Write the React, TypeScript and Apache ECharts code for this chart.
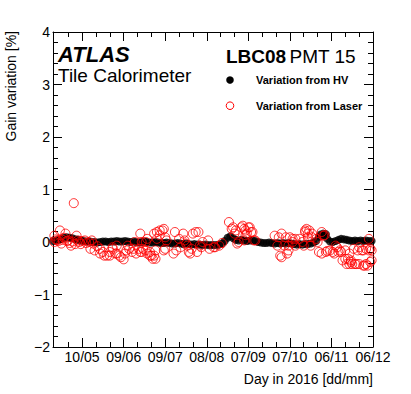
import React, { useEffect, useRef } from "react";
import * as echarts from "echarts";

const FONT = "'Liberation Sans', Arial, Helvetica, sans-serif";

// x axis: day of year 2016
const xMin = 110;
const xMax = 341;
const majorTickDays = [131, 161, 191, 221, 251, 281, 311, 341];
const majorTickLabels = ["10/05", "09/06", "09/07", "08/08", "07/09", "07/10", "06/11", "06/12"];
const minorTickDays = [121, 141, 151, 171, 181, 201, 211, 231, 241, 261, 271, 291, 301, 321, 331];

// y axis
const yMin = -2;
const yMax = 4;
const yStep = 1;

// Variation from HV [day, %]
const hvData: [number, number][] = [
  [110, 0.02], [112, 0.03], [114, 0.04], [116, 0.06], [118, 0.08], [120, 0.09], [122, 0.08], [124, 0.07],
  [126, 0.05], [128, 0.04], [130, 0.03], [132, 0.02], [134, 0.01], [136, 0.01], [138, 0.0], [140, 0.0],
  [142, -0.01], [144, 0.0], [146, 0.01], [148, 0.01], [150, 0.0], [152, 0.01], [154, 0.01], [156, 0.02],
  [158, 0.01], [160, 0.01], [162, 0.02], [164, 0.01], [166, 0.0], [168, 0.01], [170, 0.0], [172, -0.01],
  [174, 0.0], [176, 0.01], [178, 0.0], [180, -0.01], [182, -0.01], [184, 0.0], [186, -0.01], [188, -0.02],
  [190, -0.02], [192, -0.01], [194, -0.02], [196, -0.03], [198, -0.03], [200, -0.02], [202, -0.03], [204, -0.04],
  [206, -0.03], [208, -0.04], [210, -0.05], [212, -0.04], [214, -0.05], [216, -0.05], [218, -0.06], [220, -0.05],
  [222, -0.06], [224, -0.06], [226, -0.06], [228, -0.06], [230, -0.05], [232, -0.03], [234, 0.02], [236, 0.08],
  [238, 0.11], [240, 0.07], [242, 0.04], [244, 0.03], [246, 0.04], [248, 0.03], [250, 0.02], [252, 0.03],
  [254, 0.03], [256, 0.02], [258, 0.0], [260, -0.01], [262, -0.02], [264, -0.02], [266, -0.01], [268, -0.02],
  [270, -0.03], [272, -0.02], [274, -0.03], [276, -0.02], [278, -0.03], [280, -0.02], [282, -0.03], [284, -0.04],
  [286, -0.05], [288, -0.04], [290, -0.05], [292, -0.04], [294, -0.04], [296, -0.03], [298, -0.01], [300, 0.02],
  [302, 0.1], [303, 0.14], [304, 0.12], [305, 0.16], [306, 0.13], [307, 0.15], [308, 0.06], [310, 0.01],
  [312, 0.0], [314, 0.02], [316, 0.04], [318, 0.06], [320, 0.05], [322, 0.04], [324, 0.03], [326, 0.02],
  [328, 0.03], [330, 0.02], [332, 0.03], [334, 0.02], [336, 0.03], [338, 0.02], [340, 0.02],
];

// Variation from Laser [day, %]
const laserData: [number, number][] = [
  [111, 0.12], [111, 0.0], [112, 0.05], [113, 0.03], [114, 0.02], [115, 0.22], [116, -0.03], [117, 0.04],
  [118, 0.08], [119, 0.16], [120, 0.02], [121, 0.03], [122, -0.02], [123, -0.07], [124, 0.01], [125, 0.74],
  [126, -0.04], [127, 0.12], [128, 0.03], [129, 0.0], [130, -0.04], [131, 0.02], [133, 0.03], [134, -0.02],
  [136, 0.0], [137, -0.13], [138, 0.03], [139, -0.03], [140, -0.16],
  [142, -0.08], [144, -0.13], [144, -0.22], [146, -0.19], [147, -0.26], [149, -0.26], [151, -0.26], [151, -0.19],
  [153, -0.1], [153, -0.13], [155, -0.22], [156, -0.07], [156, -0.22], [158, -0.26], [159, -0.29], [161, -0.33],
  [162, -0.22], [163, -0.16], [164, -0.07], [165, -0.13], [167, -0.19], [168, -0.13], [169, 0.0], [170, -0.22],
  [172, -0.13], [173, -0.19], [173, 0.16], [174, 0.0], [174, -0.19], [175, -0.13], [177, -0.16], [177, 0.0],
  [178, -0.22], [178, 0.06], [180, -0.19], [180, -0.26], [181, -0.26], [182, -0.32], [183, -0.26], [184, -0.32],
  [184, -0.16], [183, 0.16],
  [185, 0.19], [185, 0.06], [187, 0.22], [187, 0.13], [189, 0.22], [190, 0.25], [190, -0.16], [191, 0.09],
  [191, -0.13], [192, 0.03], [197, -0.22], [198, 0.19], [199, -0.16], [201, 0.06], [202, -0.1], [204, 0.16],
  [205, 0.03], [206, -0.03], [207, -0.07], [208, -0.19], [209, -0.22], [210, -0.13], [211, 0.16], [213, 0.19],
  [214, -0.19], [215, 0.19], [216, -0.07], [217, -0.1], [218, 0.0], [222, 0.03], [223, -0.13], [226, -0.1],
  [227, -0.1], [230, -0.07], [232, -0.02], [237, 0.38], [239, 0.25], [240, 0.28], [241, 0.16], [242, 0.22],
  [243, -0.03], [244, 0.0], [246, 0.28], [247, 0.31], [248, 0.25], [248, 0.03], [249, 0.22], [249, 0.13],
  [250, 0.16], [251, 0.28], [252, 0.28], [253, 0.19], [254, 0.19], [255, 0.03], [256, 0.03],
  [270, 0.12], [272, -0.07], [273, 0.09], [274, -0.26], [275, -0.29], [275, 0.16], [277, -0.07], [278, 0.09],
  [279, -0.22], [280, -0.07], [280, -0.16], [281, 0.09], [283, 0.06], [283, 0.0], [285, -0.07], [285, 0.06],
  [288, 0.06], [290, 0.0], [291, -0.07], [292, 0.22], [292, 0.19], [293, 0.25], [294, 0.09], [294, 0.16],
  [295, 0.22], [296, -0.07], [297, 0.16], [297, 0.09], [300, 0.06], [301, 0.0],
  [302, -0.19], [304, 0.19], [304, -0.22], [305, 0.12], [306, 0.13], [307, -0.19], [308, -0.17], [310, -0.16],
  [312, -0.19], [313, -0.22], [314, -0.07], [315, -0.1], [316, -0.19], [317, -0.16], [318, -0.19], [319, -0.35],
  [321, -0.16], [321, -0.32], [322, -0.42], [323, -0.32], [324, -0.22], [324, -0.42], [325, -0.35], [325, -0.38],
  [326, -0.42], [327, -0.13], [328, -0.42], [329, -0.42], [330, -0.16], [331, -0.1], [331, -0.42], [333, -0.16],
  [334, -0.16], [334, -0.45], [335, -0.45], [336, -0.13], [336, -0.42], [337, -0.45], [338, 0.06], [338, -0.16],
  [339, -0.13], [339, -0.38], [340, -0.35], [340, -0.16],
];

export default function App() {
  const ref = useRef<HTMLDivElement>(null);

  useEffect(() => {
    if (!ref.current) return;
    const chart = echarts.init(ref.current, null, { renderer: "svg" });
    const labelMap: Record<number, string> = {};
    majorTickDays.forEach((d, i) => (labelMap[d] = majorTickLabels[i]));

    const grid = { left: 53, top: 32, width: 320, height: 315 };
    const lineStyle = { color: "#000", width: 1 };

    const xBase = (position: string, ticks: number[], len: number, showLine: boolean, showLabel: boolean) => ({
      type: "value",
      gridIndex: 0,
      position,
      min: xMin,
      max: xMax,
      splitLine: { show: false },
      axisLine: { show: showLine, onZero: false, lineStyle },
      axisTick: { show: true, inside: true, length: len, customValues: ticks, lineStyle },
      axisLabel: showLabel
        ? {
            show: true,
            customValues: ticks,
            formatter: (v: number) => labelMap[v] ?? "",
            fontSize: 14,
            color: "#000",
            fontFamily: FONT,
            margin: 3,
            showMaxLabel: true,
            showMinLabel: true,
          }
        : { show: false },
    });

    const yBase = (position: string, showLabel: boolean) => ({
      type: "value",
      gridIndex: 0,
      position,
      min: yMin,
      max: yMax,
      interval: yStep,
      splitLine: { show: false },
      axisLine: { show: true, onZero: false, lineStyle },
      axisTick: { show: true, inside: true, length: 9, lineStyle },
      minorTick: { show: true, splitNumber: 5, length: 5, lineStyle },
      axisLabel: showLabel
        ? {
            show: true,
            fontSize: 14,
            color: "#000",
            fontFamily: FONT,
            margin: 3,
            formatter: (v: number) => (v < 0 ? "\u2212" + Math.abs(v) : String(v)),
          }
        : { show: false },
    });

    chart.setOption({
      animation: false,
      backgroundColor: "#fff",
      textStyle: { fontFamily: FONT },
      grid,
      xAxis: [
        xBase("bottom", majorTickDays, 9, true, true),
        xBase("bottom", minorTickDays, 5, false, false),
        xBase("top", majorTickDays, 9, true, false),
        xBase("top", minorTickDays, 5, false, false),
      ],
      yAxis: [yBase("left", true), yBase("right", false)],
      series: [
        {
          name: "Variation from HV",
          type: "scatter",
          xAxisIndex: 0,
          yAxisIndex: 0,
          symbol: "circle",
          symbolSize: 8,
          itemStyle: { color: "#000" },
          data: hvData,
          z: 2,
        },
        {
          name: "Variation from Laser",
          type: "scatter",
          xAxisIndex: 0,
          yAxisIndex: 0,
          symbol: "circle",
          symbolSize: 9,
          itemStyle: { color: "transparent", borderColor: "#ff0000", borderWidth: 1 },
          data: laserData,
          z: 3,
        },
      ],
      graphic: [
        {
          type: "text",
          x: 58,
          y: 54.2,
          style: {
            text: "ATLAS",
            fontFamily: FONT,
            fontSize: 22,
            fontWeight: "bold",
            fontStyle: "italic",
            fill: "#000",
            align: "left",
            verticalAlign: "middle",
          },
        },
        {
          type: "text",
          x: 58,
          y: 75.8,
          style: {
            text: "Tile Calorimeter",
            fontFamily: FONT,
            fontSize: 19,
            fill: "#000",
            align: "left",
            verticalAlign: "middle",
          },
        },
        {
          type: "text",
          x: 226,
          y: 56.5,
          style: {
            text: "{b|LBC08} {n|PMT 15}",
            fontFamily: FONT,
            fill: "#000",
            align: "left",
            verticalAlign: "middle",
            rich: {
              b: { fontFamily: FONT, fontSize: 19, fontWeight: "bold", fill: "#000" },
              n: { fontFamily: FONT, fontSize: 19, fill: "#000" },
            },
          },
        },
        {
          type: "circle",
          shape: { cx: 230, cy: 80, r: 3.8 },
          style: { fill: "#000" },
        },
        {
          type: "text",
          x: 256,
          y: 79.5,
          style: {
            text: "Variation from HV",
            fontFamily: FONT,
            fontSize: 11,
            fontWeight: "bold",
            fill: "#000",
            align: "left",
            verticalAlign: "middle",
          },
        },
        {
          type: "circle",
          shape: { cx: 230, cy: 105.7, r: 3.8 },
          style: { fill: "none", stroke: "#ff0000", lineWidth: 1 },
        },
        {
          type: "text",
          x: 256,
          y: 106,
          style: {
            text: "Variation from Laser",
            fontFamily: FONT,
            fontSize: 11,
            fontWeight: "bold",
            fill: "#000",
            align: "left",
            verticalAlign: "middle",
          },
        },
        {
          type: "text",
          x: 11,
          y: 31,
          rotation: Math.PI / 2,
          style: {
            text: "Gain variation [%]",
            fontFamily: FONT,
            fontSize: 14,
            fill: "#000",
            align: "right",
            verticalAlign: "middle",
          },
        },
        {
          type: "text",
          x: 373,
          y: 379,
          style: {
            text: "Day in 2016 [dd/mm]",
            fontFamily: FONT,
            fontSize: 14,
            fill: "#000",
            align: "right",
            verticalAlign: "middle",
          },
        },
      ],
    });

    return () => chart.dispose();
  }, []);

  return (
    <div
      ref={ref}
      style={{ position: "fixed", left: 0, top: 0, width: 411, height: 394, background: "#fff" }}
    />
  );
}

++++++++++

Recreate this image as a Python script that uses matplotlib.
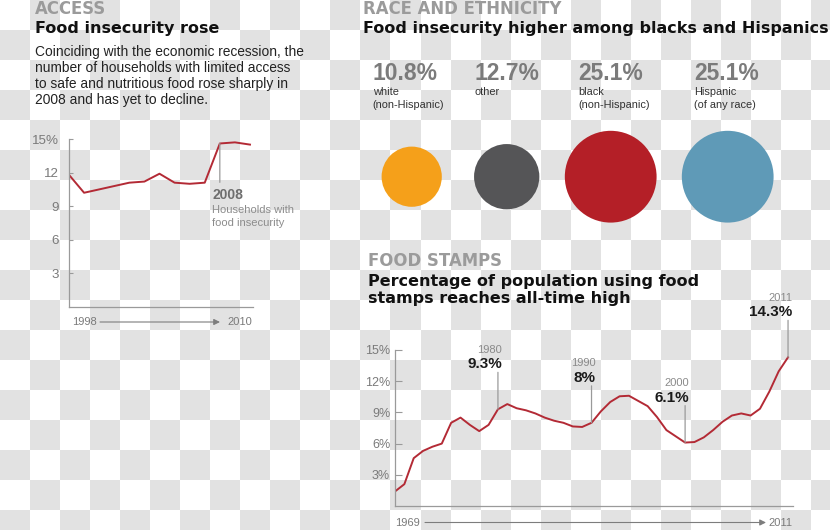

++++++++++

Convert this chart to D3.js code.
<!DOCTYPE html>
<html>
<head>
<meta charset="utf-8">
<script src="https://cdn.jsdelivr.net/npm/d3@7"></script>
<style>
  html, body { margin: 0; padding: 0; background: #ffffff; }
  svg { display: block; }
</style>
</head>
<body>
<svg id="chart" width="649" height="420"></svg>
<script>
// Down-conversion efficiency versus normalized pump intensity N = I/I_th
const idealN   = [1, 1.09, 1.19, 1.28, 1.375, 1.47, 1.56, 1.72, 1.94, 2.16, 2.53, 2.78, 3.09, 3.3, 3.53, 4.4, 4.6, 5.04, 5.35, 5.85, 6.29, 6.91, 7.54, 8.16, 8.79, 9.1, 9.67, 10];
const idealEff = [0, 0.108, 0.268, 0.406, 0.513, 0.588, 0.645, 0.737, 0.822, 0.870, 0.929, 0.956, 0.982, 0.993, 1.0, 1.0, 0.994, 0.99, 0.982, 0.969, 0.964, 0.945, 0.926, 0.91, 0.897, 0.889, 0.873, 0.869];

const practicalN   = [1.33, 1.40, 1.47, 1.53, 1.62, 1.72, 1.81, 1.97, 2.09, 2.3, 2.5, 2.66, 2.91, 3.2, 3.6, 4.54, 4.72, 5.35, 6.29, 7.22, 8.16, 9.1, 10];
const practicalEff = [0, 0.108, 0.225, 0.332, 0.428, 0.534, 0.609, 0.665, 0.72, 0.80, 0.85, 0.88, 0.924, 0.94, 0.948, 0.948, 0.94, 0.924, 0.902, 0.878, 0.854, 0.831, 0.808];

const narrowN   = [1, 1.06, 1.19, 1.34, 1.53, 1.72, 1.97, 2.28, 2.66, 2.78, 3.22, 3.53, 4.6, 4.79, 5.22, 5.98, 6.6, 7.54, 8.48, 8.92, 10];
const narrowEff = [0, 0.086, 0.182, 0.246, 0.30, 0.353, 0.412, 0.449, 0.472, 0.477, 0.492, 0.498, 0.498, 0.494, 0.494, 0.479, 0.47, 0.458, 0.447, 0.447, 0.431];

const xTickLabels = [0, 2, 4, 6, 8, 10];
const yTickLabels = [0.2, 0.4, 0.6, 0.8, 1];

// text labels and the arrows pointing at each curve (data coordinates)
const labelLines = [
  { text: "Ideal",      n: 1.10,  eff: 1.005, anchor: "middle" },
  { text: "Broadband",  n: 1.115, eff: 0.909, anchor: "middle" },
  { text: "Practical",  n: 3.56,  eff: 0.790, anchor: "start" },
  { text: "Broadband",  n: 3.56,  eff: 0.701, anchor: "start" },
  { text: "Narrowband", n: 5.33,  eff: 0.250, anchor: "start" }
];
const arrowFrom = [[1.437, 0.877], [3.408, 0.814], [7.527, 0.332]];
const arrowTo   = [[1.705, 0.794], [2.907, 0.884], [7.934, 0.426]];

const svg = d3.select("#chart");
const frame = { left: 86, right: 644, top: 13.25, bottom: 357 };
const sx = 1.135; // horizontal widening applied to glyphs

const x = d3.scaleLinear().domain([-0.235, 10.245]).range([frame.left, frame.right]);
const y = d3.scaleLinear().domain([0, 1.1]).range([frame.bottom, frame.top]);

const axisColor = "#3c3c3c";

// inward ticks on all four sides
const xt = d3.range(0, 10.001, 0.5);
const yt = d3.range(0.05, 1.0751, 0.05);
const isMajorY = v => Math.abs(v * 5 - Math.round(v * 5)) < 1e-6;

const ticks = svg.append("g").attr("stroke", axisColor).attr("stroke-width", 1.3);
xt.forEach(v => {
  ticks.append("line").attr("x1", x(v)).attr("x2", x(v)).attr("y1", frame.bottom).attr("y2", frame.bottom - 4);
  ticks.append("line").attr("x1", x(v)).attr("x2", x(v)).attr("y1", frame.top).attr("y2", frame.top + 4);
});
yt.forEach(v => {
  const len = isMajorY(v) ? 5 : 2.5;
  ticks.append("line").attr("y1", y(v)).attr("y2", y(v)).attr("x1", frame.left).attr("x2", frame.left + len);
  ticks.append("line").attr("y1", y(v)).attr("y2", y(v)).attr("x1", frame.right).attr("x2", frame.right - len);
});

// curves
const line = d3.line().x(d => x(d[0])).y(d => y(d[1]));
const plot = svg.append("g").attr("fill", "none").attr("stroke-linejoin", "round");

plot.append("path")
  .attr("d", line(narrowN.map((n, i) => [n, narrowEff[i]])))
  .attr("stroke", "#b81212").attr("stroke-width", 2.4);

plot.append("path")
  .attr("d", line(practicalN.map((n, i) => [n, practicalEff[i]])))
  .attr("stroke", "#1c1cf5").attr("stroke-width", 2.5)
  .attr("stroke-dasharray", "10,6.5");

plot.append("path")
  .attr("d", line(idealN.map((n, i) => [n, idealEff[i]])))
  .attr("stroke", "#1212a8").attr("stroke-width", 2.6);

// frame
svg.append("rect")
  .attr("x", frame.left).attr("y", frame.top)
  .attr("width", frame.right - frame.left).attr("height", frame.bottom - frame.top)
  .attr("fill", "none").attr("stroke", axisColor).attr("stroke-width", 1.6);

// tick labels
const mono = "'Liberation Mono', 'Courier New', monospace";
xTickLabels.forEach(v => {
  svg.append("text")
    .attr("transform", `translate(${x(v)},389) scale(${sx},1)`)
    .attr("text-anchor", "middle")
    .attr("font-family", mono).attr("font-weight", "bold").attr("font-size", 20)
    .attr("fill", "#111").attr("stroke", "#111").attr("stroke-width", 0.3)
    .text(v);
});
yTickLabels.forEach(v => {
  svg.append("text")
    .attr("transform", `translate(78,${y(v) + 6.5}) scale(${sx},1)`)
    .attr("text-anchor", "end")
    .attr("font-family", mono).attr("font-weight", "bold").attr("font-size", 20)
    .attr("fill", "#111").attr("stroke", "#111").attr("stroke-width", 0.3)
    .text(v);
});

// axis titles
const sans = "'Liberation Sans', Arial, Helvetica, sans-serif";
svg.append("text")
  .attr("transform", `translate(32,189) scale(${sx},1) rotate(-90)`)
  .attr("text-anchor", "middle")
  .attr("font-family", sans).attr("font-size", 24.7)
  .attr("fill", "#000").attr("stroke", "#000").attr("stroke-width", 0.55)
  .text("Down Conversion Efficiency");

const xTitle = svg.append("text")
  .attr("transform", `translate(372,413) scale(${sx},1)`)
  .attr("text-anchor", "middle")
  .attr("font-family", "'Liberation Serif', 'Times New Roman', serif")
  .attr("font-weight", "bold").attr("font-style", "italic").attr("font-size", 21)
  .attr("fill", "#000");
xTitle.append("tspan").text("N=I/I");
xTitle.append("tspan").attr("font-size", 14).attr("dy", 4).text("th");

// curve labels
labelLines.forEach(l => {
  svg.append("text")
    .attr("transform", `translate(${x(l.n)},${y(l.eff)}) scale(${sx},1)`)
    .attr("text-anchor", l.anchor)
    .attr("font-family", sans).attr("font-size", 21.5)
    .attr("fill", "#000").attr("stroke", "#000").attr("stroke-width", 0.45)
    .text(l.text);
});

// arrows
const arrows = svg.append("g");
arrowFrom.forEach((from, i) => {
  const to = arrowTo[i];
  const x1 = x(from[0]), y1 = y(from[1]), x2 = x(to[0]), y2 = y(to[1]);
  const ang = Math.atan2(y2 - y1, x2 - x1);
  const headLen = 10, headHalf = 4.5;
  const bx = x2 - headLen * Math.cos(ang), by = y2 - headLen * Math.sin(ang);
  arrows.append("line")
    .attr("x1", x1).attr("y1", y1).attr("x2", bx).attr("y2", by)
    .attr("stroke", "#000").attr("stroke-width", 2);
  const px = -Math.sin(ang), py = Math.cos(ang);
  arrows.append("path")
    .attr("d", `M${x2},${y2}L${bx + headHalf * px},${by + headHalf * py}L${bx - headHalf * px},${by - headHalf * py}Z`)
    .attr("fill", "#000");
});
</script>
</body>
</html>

++++++++++

Return the material from the line containing "Write the React, TypeScript" through the line containing "const yStep = 1;", exactly and in full, but without its pictures.

Write the React, TypeScript and Apache ECharts code for this chart.
import React, { useEffect, useRef } from "react";
import * as echarts from "echarts";

const FONT = "'Liberation Sans', Arial, Helvetica, sans-serif";

// x axis: day of year 2016
const xMin = 110;
const xMax = 341;
const majorTickDays = [131, 161, 191, 221, 251, 281, 311, 341];
const majorTickLabels = ["10/05", "09/06", "09/07", "08/08", "07/09", "07/10", "06/11", "06/12"];
const minorTickDays = [121, 141, 151, 171, 181, 201, 211, 231, 241, 261, 271, 291, 301, 321, 331];

// y axis
const yMin = -2;
const yMax = 4;
const yStep = 1;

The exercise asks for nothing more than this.